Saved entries
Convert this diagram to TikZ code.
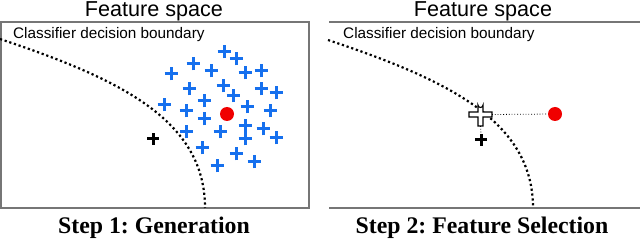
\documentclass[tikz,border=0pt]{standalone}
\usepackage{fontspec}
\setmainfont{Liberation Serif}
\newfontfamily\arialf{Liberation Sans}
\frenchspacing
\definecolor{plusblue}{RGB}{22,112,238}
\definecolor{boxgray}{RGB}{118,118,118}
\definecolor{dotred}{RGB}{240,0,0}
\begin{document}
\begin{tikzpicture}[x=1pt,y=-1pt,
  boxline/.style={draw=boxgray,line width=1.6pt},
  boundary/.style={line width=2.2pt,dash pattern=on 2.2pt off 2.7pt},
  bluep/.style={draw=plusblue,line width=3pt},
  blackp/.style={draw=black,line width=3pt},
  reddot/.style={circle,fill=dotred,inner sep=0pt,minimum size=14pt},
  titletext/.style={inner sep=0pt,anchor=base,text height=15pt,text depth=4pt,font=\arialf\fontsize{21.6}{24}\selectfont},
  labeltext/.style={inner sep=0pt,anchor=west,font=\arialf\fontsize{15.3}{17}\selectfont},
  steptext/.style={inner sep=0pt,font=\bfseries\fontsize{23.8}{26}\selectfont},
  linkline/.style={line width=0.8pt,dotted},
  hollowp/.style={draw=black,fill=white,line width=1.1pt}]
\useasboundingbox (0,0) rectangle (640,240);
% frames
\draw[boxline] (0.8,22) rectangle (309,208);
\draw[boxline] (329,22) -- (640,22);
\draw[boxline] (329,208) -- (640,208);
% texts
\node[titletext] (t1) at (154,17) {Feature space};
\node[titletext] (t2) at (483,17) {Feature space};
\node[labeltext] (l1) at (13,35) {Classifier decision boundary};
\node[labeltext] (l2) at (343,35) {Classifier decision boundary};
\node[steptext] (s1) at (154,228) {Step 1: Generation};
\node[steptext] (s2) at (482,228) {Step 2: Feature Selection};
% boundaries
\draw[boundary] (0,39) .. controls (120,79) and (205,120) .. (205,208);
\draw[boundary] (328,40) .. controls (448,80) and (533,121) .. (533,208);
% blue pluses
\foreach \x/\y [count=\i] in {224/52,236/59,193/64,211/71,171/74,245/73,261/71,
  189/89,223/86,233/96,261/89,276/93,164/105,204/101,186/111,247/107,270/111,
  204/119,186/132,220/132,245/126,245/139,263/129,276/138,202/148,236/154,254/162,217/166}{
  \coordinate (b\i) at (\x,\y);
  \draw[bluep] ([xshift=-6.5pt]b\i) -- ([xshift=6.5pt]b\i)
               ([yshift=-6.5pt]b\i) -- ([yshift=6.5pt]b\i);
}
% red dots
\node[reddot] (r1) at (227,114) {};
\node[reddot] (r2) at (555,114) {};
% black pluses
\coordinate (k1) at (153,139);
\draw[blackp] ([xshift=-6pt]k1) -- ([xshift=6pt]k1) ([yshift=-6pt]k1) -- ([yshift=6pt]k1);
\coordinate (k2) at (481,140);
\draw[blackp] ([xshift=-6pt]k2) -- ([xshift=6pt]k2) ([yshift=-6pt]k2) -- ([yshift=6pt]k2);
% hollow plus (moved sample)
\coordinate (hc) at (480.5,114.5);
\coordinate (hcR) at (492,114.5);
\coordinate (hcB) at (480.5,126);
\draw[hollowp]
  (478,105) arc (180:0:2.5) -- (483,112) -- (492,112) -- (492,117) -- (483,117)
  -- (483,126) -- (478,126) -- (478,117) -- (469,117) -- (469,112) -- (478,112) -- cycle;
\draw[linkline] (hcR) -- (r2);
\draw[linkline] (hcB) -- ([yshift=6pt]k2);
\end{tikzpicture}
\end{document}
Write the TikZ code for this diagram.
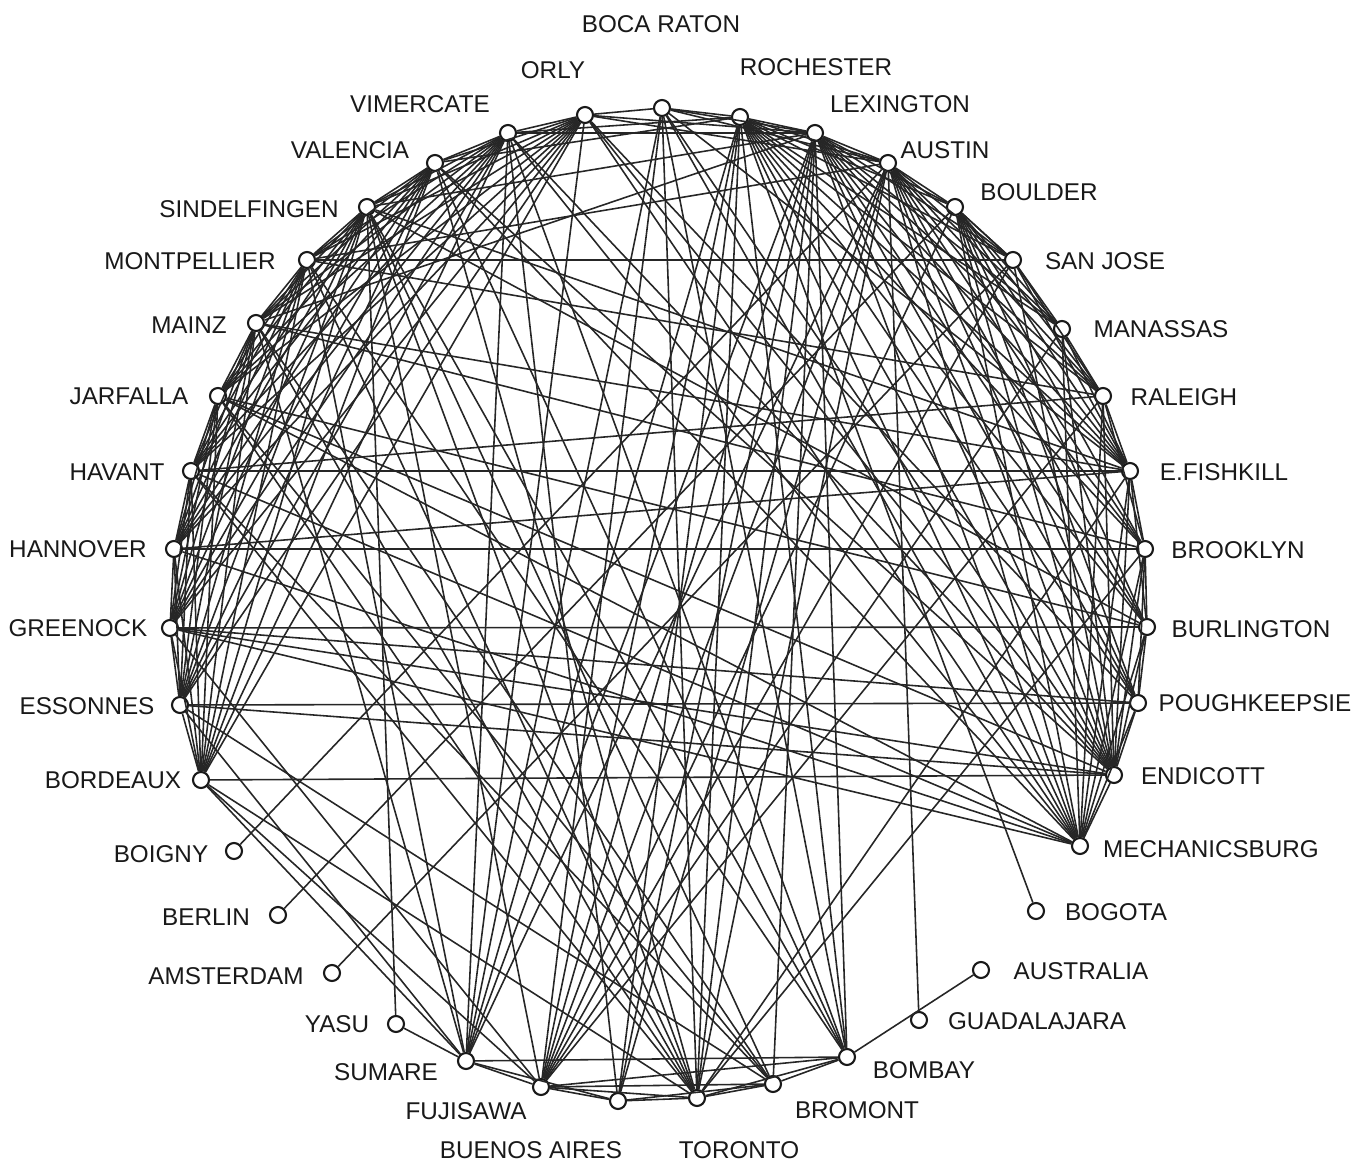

EXERCISE TASK:
Set down the material above as is, without any pictures.

COMPLETE OUTPUT:
Convert this diagram to TikZ code.
\documentclass[tikz,border=0pt]{standalone}
\usepackage{fontspec}
\setmainfont{Liberation Serif}
\newfontfamily\arialf{Liberation Sans}
\frenchspacing
\definecolor{plusblue}{RGB}{22,112,238}
\definecolor{boxgray}{RGB}{118,118,118}
\definecolor{dotred}{RGB}{240,0,0}
\begin{document}
\begin{tikzpicture}[x=1pt,y=-1pt,
  boxline/.style={draw=boxgray,line width=1.6pt},
  boundary/.style={line width=2.2pt,dash pattern=on 2.2pt off 2.7pt},
  bluep/.style={draw=plusblue,line width=3pt},
  blackp/.style={draw=black,line width=3pt},
  reddot/.style={circle,fill=dotred,inner sep=0pt,minimum size=14pt},
  titletext/.style={inner sep=0pt,anchor=base,text height=15pt,text depth=4pt,font=\arialf\fontsize{21.6}{24}\selectfont},
  labeltext/.style={inner sep=0pt,anchor=west,font=\arialf\fontsize{15.3}{17}\selectfont},
  steptext/.style={inner sep=0pt,font=\bfseries\fontsize{23.8}{26}\selectfont},
  linkline/.style={line width=0.8pt,dotted},
  hollowp/.style={draw=black,fill=white,line width=1.1pt}]
\useasboundingbox (0,0) rectangle (640,240);
% frames
\draw[boxline] (0.8,22) rectangle (309,208);
\draw[boxline] (329,22) -- (640,22);
\draw[boxline] (329,208) -- (640,208);
% texts
\node[titletext] (t1) at (154,17) {Feature space};
\node[titletext] (t2) at (483,17) {Feature space};
\node[labeltext] (l1) at (13,35) {Classifier decision boundary};
\node[labeltext] (l2) at (343,35) {Classifier decision boundary};
\node[steptext] (s1) at (154,228) {Step 1: Generation};
\node[steptext] (s2) at (482,228) {Step 2: Feature Selection};
% boundaries
\draw[boundary] (0,39) .. controls (120,79) and (205,120) .. (205,208);
\draw[boundary] (328,40) .. controls (448,80) and (533,121) .. (533,208);
% blue pluses
\foreach \x/\y [count=\i] in {224/52,236/59,193/64,211/71,171/74,245/73,261/71,
  189/89,223/86,233/96,261/89,276/93,164/105,204/101,186/111,247/107,270/111,
  204/119,186/132,220/132,245/126,245/139,263/129,276/138,202/148,236/154,254/162,217/166}{
  \coordinate (b\i) at (\x,\y);
  \draw[bluep] ([xshift=-6.5pt]b\i) -- ([xshift=6.5pt]b\i)
               ([yshift=-6.5pt]b\i) -- ([yshift=6.5pt]b\i);
}
% red dots
\node[reddot] (r1) at (227,114) {};
\node[reddot] (r2) at (555,114) {};
% black pluses
\coordinate (k1) at (153,139);
\draw[blackp] ([xshift=-6pt]k1) -- ([xshift=6pt]k1) ([yshift=-6pt]k1) -- ([yshift=6pt]k1);
\coordinate (k2) at (481,140);
\draw[blackp] ([xshift=-6pt]k2) -- ([xshift=6pt]k2) ([yshift=-6pt]k2) -- ([yshift=6pt]k2);
% hollow plus (moved sample)
\coordinate (hc) at (480.5,114.5);
\coordinate (hcR) at (492,114.5);
\coordinate (hcB) at (480.5,126);
\draw[hollowp]
  (478,105) arc (180:0:2.5) -- (483,112) -- (492,112) -- (492,117) -- (483,117)
  -- (483,126) -- (478,126) -- (478,117) -- (469,117) -- (469,112) -- (478,112) -- cycle;
\draw[linkline] (hcR) -- (r2);
\draw[linkline] (hcB) -- ([yshift=6pt]k2);
\end{tikzpicture}
\end{document}
Write the TikZ code for this diagram.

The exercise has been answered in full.